TanhSoft -- a family of activation functions combining Tanh and Softplus

Biswas, Koushik, Kumar, Sandeep, Banerjee, Shilpak, Pandey, Ashish Kumar

arXiv.org Artificial Intelligence 

Artificial neural networks (ANNs) have occupied the center stage in the realm of deep learning in the recent past. ANNs are made up of several hidden layers, and each hidden layer consists of several neurons. At each neuron, an affine linear map is composed with a nonlinear function known as activation function. During the training of an ANN, the linear map is optimized, however an activation function is usually fixed in the beginning along with the architecture of the ANN. There has been an increasing interest in developing a methodical understanding of activation functions, in particular with regards to the construction of novel activation functions and identifying mathematical properties leading to a better learning [1]. An activation function is considered good if it can increase the learning rate and leaning to better convergence which leads to more accurate results.
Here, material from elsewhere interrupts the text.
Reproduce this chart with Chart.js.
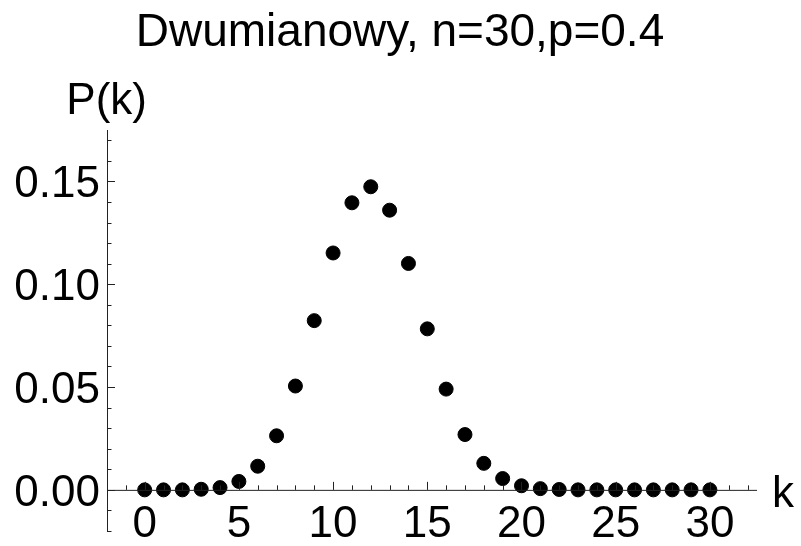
<!DOCTYPE html>
<html>
<head>
<meta charset="utf-8">
<script src="https://cdn.jsdelivr.net/npm/chart.js@4/dist/chart.umd.min.js"></script>
<style>
  html, body { margin: 0; padding: 0; background: #fff; }
  #wrap { width: 801px; height: 546px; }
</style>
</head>
<body>
<div id="wrap"><canvas id="chart" width="801" height="546"></canvas></div>
<script>
/* data */
const kValues = [0, 1, 2, 3, 4, 5, 6, 7, 8, 9, 10, 11, 12, 13, 14, 15,
  16, 17, 18, 19, 20, 21, 22, 23, 24, 25, 26, 27, 28, 29, 30];
const pValues = [0.0000, 0.0000, 0.0000, 0.0003, 0.0011, 0.0041, 0.0115, 0.0263,
  0.0505, 0.0823, 0.1152, 0.1396, 0.1474, 0.1360, 0.1101, 0.0783, 0.0490, 0.0269,
  0.0129, 0.0055, 0.0020, 0.0006, 0.0002, 0.0000, 0.0000, 0.0000, 0.0000, 0.0000,
  0.0000, 0.0000, 0.0000];
const xTickLabels = [0, 5, 10, 15, 20, 25, 30];
const yTickLabels = ['0.00', '0.05', '0.10', '0.15'];
const yTickValues = [0, 0.05, 0.10, 0.15];

const titleText = 'Dwumianowy, n=30,p=0.4';
const FONT = '44px "Liberation Sans", Arial, sans-serif';
const TITLE_FONT = '46px "Liberation Sans", Arial, sans-serif';

// Mathematica-style axes: crossing lines, inward ticks, labels drawn by hand
const axesPlugin = {
  id: 'mmaAxes',
  afterDraw(chart) {
    const ctx = chart.ctx;
    const xs = chart.scales.x, ys = chart.scales.y;
    const x0 = xs.getPixelForValue(xs.min);
    const x1 = xs.getPixelForValue(xs.max);
    const yTop = ys.getPixelForValue(ys.max);
    const yBot = ys.getPixelForValue(ys.min);
    const yZero = ys.getPixelForValue(0);
    ctx.save();
    ctx.strokeStyle = '#222';
    ctx.lineWidth = 1;
    ctx.beginPath();
    ctx.moveTo(x0, yZero + 0.5); ctx.lineTo(x1, yZero + 0.5);
    ctx.moveTo(Math.round(x0) + 0.5, yTop); ctx.lineTo(Math.round(x0) + 0.5, yBot);
    // x ticks
    for (let k = -1; k <= 32; k++) {
      const px = Math.round(xs.getPixelForValue(k)) + 0.5;
      const len = k % 5 === 0 ? 8 : 4.5;
      ctx.moveTo(px, yZero); ctx.lineTo(px, yZero - len);
    }
    // y ticks
    for (let i = -2; i <= 17; i++) {
      const py = Math.round(ys.getPixelForValue(i / 100)) + 0.5;
      const len = i % 5 === 0 ? 8 : 4.5;
      ctx.moveTo(x0, py); ctx.lineTo(x0 + len, py);
    }
    ctx.stroke();

    ctx.fillStyle = '#000';
    ctx.font = FONT;
    ctx.textBaseline = 'alphabetic';
    ctx.textAlign = 'center';
    xTickLabels.forEach(v => {
      ctx.fillText(String(v), xs.getPixelForValue(v), yZero + 47);
    });
    ctx.textAlign = 'right';
    yTickLabels.forEach((t, i) => {
      ctx.fillText(t, x0 - 7, ys.getPixelForValue(yTickValues[i]) + 16);
    });
    // axis labels
    ctx.textAlign = 'left';
    ctx.fillText('k', x1 + 15, yZero + 17);
    ctx.textAlign = 'right';
    ctx.fillText('P(k)', x0 + 40, yTop - 16);
    // title
    ctx.font = TITLE_FONT;
    ctx.textAlign = 'center';
    ctx.fillText(titleText, 400, 46);
    ctx.restore();
  }
};

new Chart(document.getElementById('chart'), {
  type: 'scatter',
  data: {
    datasets: [{
      data: kValues.map((k, i) => ({ x: k, y: pValues[i] })),
      backgroundColor: '#000',
      borderColor: '#000',
      pointRadius: 7,
      pointHoverRadius: 7
    }]
  },
  options: {
    responsive: false,
    animation: false,
    events: [],
    layout: { padding: { left: 107, right: 44, top: 130, bottom: 15 } },
    plugins: { legend: { display: false }, tooltip: { enabled: false } },
    scales: {
      x: { type: 'linear', min: -2, max: 32.5, display: false },
      y: { type: 'linear', min: -0.02, max: 0.175, display: false }
    }
  },
  plugins: [axesPlugin]
});
</script>
</body>
</html>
At the early stage of deep learning research, researchers used shallow networks (fewer hidden layers), and tanh or sigmoid, were used as activation functions. As the research progressed and deeper networks (multiple hidden layers) came into fashion to achieve challenging tasks, Rectified Linear Unit (ReLU)([2], [3], [4]) emerged as the most popular activation function. Despite its simplicity, deep neural networks with ReLU have learned many complex and highly nonlinear functions with high accuracy.